* [Short problem]: Leave the pictures out and copy exactly the lines from the line containing "Output the component" to the line containing "const cx = 633;", both lines included.

* Start Dataset entries *

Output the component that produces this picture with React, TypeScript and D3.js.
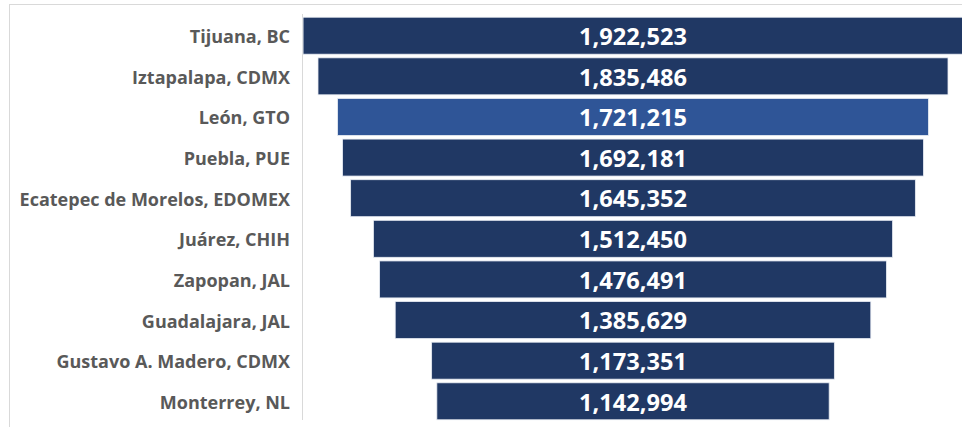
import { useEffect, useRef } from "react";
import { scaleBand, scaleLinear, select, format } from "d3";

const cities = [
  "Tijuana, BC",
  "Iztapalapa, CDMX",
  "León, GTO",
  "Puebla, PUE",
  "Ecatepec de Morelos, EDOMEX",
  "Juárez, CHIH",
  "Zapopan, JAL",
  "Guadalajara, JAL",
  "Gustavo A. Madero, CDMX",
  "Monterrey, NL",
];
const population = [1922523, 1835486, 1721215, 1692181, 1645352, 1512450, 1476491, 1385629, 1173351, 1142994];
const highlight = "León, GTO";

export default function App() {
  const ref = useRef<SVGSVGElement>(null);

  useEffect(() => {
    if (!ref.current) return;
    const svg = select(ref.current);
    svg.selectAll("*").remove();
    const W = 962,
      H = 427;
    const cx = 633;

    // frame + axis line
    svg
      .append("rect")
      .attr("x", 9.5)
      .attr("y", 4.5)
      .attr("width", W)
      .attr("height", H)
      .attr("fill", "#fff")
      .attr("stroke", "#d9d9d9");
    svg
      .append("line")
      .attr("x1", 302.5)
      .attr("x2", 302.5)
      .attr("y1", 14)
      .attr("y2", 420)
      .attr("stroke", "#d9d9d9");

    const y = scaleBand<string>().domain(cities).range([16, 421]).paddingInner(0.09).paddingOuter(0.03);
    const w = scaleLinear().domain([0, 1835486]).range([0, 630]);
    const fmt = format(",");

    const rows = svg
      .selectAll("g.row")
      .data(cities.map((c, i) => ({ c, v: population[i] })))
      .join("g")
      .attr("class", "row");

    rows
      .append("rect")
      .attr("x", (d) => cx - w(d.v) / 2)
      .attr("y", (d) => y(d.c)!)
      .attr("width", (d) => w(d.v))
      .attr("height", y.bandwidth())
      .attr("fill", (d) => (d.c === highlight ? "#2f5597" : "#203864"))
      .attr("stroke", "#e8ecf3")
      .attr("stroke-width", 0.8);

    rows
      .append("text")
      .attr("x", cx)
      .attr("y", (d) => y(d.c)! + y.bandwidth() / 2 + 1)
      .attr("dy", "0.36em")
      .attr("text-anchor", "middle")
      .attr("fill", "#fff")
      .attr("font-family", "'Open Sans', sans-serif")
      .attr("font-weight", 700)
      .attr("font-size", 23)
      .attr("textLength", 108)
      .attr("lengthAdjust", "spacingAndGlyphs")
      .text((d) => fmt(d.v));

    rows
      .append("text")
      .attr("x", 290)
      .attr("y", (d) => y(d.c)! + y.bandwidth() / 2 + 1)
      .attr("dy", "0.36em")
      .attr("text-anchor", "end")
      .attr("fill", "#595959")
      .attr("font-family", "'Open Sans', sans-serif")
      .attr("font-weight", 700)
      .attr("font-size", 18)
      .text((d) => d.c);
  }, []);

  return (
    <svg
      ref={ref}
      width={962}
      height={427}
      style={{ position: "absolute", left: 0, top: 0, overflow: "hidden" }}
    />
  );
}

* End Dataset entries *
* Start Dataset entries *

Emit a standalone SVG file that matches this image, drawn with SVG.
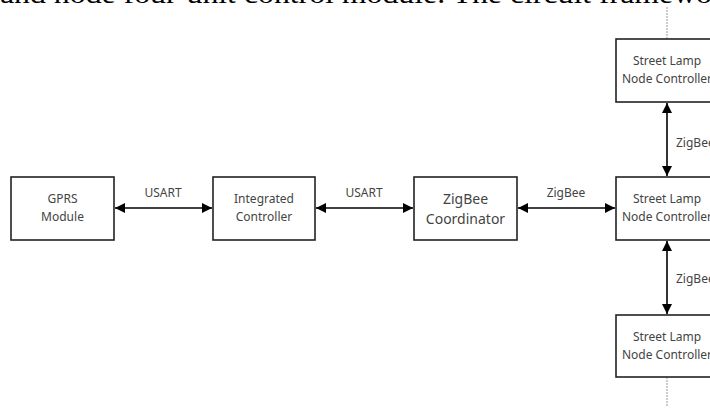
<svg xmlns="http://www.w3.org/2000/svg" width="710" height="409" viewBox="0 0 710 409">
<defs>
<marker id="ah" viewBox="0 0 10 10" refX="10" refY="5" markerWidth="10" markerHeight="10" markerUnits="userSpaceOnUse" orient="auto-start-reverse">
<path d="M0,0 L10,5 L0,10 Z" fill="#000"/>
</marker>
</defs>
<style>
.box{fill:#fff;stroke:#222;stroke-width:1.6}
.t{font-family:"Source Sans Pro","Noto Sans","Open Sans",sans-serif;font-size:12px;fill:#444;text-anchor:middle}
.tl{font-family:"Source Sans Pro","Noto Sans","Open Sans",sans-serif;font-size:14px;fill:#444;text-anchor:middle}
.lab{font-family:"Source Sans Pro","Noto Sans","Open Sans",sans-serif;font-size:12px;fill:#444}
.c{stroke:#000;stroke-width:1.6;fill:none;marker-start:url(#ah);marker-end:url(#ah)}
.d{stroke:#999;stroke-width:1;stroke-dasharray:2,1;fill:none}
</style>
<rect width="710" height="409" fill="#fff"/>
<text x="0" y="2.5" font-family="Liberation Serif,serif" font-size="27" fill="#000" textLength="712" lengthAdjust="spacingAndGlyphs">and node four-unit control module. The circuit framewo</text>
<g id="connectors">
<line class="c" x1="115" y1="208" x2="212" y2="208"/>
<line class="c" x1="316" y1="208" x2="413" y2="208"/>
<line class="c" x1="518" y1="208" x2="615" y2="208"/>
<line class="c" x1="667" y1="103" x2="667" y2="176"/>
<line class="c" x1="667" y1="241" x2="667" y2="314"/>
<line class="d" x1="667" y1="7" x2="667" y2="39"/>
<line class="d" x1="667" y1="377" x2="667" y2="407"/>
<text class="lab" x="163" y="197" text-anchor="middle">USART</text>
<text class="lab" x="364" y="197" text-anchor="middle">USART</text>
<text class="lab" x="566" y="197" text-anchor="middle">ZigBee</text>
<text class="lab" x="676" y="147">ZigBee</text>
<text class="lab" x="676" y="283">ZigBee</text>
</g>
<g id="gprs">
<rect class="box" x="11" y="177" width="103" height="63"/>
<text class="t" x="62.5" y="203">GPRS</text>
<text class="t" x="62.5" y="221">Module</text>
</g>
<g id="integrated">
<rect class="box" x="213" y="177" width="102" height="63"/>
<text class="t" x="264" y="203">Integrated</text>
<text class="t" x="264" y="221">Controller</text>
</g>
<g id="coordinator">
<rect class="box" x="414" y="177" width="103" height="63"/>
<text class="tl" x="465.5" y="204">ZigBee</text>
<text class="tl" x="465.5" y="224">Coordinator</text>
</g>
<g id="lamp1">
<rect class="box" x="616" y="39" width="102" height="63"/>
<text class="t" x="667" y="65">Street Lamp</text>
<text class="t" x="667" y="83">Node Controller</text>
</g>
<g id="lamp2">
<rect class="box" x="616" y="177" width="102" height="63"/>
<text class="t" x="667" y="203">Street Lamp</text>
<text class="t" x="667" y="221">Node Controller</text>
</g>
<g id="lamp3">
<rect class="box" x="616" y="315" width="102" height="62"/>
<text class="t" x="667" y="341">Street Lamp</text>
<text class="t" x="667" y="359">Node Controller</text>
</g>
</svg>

* End Dataset entries *
* Start Dataset entries *

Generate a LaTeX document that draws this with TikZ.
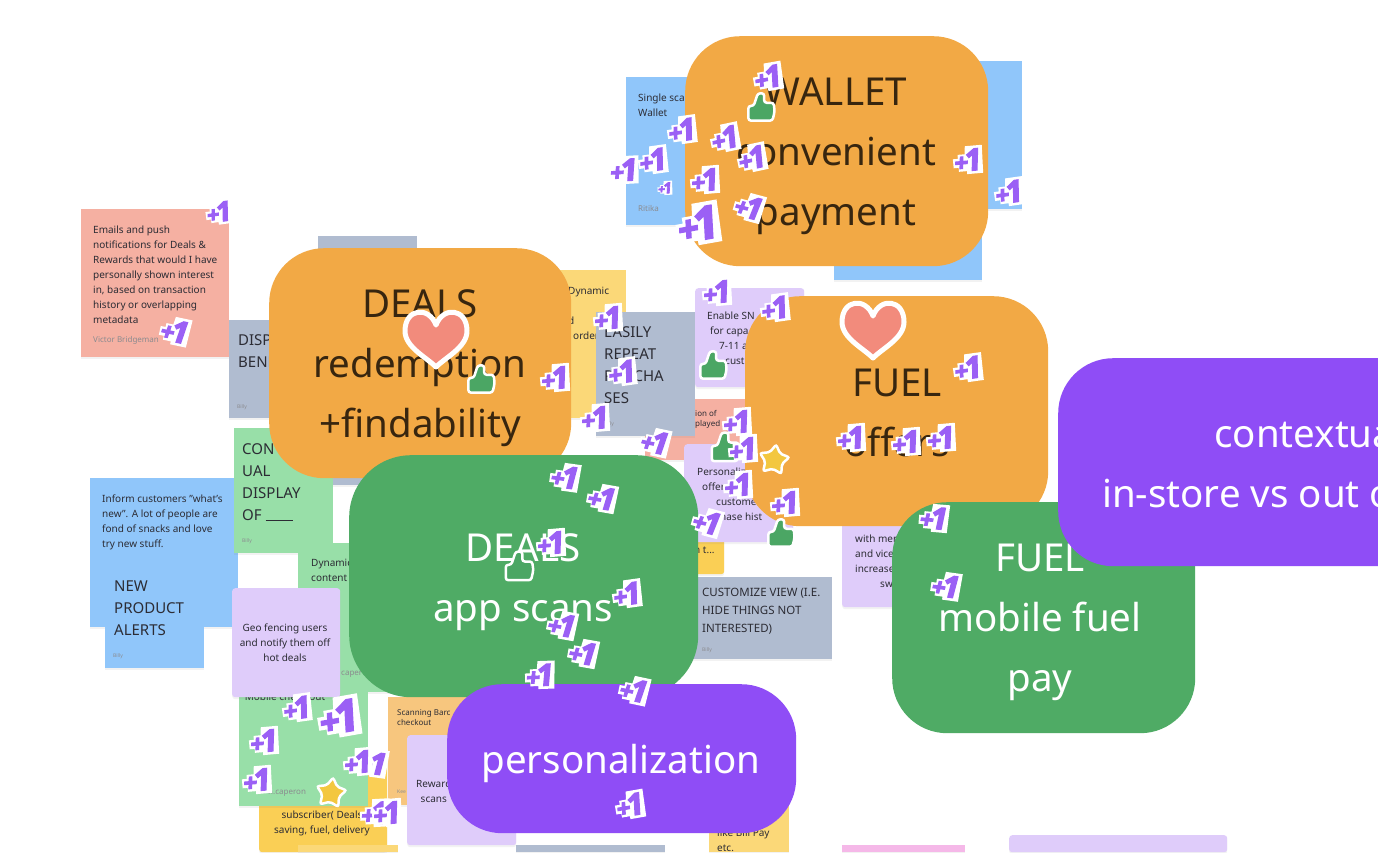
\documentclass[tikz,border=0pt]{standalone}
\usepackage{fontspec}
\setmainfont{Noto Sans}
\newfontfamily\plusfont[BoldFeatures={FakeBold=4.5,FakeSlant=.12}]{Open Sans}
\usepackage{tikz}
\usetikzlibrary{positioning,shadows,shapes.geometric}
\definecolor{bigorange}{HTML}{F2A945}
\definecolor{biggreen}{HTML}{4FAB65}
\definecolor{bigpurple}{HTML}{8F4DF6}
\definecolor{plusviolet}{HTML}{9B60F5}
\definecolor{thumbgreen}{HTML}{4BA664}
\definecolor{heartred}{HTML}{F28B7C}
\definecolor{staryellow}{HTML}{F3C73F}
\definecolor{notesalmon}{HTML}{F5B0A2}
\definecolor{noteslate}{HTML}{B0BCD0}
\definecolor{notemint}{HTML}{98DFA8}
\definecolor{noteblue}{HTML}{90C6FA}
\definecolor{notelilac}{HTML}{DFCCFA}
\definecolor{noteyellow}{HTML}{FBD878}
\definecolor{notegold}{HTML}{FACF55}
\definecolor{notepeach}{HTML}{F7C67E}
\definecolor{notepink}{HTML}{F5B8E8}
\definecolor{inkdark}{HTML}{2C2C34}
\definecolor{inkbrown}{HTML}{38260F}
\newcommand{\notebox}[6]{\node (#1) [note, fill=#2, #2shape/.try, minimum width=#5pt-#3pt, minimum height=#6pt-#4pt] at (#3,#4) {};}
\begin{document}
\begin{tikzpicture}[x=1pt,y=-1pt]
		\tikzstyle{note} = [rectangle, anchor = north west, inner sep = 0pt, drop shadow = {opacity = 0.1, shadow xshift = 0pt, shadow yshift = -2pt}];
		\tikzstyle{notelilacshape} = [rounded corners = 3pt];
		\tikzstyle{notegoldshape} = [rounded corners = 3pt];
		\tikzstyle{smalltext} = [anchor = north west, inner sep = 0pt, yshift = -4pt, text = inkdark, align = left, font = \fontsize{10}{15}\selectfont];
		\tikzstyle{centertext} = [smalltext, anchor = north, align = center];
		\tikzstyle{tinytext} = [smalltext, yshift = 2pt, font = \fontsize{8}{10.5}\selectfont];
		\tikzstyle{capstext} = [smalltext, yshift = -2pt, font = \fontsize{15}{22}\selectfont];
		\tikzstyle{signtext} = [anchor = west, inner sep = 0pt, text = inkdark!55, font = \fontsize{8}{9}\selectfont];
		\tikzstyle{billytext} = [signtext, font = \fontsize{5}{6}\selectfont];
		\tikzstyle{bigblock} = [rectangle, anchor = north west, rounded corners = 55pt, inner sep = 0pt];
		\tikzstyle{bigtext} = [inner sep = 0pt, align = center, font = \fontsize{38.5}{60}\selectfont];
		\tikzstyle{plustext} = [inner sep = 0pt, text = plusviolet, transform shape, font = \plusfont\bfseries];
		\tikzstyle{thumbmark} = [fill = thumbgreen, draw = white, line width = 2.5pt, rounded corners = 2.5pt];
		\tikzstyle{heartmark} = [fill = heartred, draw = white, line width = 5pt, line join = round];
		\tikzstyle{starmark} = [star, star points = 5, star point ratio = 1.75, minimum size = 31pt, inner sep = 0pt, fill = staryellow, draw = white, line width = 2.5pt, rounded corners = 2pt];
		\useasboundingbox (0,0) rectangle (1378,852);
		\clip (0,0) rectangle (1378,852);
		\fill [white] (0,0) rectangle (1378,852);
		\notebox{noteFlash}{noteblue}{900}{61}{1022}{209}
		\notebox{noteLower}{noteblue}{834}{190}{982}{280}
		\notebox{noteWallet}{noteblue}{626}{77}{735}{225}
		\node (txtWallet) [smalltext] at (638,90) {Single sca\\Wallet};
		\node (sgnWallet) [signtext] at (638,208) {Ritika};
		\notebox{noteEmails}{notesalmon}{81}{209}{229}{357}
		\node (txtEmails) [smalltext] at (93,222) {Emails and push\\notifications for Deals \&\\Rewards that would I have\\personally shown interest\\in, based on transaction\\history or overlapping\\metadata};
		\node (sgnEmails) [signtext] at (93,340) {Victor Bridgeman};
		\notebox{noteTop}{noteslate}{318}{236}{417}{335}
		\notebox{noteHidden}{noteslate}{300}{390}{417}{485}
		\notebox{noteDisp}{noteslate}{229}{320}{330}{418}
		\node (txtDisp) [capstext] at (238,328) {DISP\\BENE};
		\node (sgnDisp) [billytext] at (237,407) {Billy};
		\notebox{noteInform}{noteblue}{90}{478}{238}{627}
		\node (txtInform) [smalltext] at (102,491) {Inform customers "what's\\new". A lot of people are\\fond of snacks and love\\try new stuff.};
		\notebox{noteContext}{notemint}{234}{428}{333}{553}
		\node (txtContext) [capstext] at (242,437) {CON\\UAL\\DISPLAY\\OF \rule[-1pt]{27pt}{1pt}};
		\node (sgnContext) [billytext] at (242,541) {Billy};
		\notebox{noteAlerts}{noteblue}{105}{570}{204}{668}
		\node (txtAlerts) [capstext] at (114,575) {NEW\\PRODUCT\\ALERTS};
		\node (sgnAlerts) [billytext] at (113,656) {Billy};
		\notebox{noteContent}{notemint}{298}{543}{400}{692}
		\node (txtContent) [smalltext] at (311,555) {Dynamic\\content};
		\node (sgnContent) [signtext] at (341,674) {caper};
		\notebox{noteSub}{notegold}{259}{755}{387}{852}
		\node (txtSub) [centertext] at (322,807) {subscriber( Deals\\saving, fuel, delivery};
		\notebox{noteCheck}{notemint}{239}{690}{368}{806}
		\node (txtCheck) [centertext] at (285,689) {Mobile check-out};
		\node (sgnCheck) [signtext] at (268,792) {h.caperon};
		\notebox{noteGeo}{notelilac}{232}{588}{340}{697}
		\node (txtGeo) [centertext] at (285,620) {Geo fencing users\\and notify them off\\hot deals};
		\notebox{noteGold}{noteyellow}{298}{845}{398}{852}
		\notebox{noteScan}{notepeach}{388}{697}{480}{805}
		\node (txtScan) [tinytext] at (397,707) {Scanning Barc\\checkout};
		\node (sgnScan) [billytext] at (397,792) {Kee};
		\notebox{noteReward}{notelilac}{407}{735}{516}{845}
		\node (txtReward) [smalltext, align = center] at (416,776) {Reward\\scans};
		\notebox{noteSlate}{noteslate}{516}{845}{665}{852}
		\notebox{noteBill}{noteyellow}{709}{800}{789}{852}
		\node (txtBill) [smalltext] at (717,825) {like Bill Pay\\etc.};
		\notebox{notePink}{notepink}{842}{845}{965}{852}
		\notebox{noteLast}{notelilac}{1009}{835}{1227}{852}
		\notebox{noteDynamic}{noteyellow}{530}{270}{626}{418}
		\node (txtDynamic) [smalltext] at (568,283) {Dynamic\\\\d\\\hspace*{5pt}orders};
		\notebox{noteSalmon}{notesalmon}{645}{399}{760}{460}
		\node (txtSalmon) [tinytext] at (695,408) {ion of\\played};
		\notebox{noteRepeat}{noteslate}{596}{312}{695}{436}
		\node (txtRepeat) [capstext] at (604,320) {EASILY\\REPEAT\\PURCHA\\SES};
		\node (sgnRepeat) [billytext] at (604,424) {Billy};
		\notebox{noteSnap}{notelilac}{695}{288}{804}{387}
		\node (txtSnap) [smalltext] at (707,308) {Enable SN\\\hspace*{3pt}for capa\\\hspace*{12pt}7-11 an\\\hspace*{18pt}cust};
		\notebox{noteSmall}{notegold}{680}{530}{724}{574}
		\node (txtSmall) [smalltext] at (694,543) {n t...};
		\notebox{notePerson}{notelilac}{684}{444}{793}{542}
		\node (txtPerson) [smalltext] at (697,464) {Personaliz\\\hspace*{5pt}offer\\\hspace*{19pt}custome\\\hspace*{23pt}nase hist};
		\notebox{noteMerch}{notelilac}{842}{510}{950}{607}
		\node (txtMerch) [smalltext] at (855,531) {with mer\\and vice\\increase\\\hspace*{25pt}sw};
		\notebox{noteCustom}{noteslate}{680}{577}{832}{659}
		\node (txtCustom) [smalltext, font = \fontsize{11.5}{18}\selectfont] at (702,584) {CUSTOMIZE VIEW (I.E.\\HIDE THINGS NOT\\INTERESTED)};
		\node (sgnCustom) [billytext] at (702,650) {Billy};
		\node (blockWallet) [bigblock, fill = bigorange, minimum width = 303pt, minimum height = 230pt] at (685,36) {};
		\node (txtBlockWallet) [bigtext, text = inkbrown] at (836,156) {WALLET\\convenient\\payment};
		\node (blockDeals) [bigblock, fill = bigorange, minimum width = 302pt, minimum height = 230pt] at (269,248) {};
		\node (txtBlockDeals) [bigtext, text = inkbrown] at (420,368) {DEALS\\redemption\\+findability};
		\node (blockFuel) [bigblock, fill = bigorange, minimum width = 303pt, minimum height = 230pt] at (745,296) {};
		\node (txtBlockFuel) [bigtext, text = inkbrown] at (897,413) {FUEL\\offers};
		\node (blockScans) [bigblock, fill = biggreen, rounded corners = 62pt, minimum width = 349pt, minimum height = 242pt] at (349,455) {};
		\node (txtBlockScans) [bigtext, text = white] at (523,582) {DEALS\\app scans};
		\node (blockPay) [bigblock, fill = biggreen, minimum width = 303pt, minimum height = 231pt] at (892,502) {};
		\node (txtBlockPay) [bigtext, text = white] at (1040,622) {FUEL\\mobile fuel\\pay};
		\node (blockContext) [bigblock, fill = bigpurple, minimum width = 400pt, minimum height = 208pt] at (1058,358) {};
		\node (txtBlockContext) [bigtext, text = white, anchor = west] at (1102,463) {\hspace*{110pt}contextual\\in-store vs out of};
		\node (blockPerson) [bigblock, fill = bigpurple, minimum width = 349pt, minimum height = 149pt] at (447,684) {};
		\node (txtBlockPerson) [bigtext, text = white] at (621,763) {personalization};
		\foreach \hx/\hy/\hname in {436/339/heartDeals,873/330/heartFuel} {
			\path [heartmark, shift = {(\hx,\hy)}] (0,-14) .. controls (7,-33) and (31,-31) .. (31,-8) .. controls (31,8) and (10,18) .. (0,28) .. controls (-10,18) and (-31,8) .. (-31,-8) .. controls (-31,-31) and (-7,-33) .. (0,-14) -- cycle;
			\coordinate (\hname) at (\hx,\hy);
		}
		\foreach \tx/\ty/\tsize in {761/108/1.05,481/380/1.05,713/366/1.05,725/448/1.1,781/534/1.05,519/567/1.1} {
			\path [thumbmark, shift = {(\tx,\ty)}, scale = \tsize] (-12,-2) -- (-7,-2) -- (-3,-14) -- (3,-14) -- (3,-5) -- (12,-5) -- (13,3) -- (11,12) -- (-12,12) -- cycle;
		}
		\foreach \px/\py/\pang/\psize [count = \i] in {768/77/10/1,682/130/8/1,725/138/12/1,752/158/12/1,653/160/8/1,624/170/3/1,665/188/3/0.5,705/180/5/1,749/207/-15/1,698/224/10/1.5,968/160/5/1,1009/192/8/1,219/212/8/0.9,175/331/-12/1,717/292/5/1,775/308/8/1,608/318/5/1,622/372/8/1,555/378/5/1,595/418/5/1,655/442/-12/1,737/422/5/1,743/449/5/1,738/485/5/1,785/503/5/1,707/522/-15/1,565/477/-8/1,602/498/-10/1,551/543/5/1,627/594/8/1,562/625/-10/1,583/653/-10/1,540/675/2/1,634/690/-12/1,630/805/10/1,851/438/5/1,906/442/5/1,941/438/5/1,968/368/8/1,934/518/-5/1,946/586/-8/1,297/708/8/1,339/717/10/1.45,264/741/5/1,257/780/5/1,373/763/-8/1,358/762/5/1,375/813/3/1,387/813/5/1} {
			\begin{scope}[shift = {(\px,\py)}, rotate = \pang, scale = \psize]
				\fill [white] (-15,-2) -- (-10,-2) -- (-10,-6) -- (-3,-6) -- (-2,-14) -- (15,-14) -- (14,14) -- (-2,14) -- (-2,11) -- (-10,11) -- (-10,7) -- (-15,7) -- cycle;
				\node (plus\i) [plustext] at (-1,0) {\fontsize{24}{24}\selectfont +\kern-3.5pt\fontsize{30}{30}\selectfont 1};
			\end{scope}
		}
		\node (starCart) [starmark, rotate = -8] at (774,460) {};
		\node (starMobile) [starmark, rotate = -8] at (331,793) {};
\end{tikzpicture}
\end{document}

* End Dataset entries *

* [Result]:
Output the component that produces this picture with React, TypeScript and D3.js.
import { useEffect, useRef } from "react";
import { scaleBand, scaleLinear, select, format } from "d3";

const cities = [
  "Tijuana, BC",
  "Iztapalapa, CDMX",
  "León, GTO",
  "Puebla, PUE",
  "Ecatepec de Morelos, EDOMEX",
  "Juárez, CHIH",
  "Zapopan, JAL",
  "Guadalajara, JAL",
  "Gustavo A. Madero, CDMX",
  "Monterrey, NL",
];
const population = [1922523, 1835486, 1721215, 1692181, 1645352, 1512450, 1476491, 1385629, 1173351, 1142994];
const highlight = "León, GTO";

export default function App() {
  const ref = useRef<SVGSVGElement>(null);

  useEffect(() => {
    if (!ref.current) return;
    const svg = select(ref.current);
    svg.selectAll("*").remove();
    const W = 962,
      H = 427;
    const cx = 633;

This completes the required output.